In various interviews over the past several months, Walker's wife, Erin, noted how difficult it was for her husband to deal with the disease. She painstakingly sought treatment options.

Then, in a cruel twist, Erin Walker was diagnosed with Lyme disease in December. The disease is not transmittable and, like her husband, she is not certain how or where she contracted it.

"What works for one person with Lyme doesn't necessarily work for someone else,'' Erin Walker wrote on her personal blog last week. "But the biggest thing we can do is share what we are going through. We want people to be aware that this strange and horrible disease can happen to anyone.''

Jimmy Walker believes he contracted the illness on a hunting trip in November 2016 -- although he never saw any of the deer ticks associated with Lyme disease, nor did he have a rash that often accompanies a tick bite.

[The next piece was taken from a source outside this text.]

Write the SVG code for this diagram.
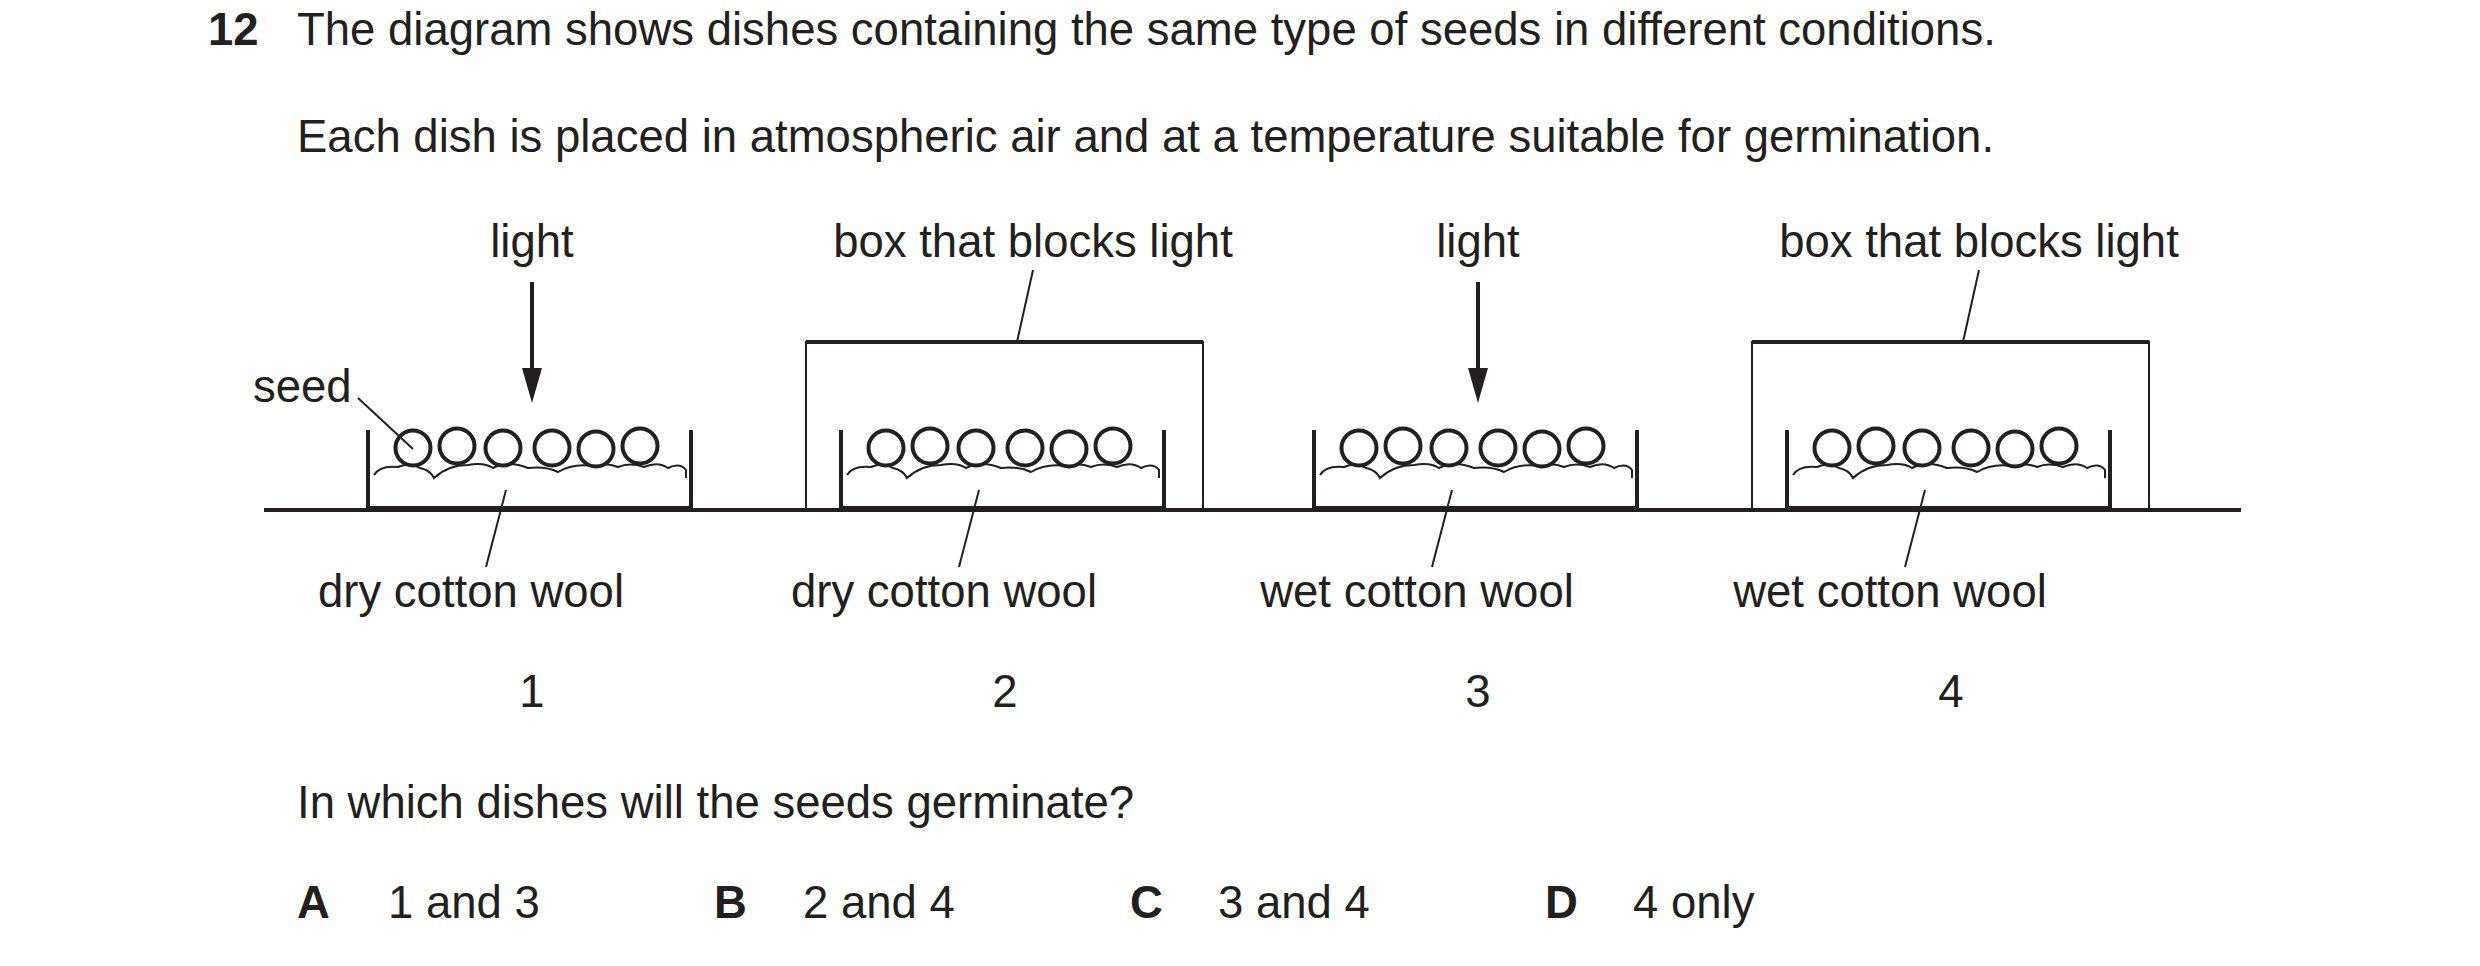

Soon after, he joined Rickie Fowler as U.S. teammates for the World Cup in Australia "and I just started feeling awful."

"I mean, awful, awful," he said. "And it continued through the winter. And I just felt like I was getting the flu about every other week, like a full-on flu. No energy. I just couldn't figure out what was happening.

"And it's not something you really like to talk about because it's not a great feeling and you don't want to talk about how draggy you feel and how tired you are all the time.''

Living in Texas, Walker found few willing to test for Lyme as it is not common there. At first he was told he had mononucleosis; Walker learned he had Lyme disease the day before the Masters.

Erin Walker wrote that ticks can carry several strains of bacteria and that further testing revealed her husband had two forms of pneumonia, West Nile virus and a virus common with children called cytomegalovirus (CMV).

All of that helps explain missed cuts in five of Walker's past nine events, including his defense of the PGA title; just a single top-10 in 2017 -- a tie for ninth at last year's Tournament of Champions, a limited-field tournament; and going from 20th in the world at the end of 2016 to 70th now.

"Jimmy had no energy to practice, so his golf suffered,'' Erin Walker wrote. "He didn't have energy to play with the kids [the Walkers have two boys] or help in normal activities around the house. Getting up to go to the golf course for his tournament rounds was the only energy he could muster and most days he felt like sitting down on the tee boxes in-between holes.''

Erin Walker, who disclosed little about her own situation, said the current treatment plan for Jimmy didn't get put into place until September when he met with doctors in conjunction with the Northern Trust FedEx Cup playoff tournament in New York. He played just once afterward.

The treatment involves two weeks of antibiotics followed by two weeks off and will "continue for the foreseeable future,'' she wrote, noting that he feels about "90 percent.''

"He has the energy to finally work out again and get back to a normal practice routine, which has not been possible for about a year.''

That is good news for Jimmy Walker, whose wife will now endure a similar yet perhaps better knowledge-based road to her recovery.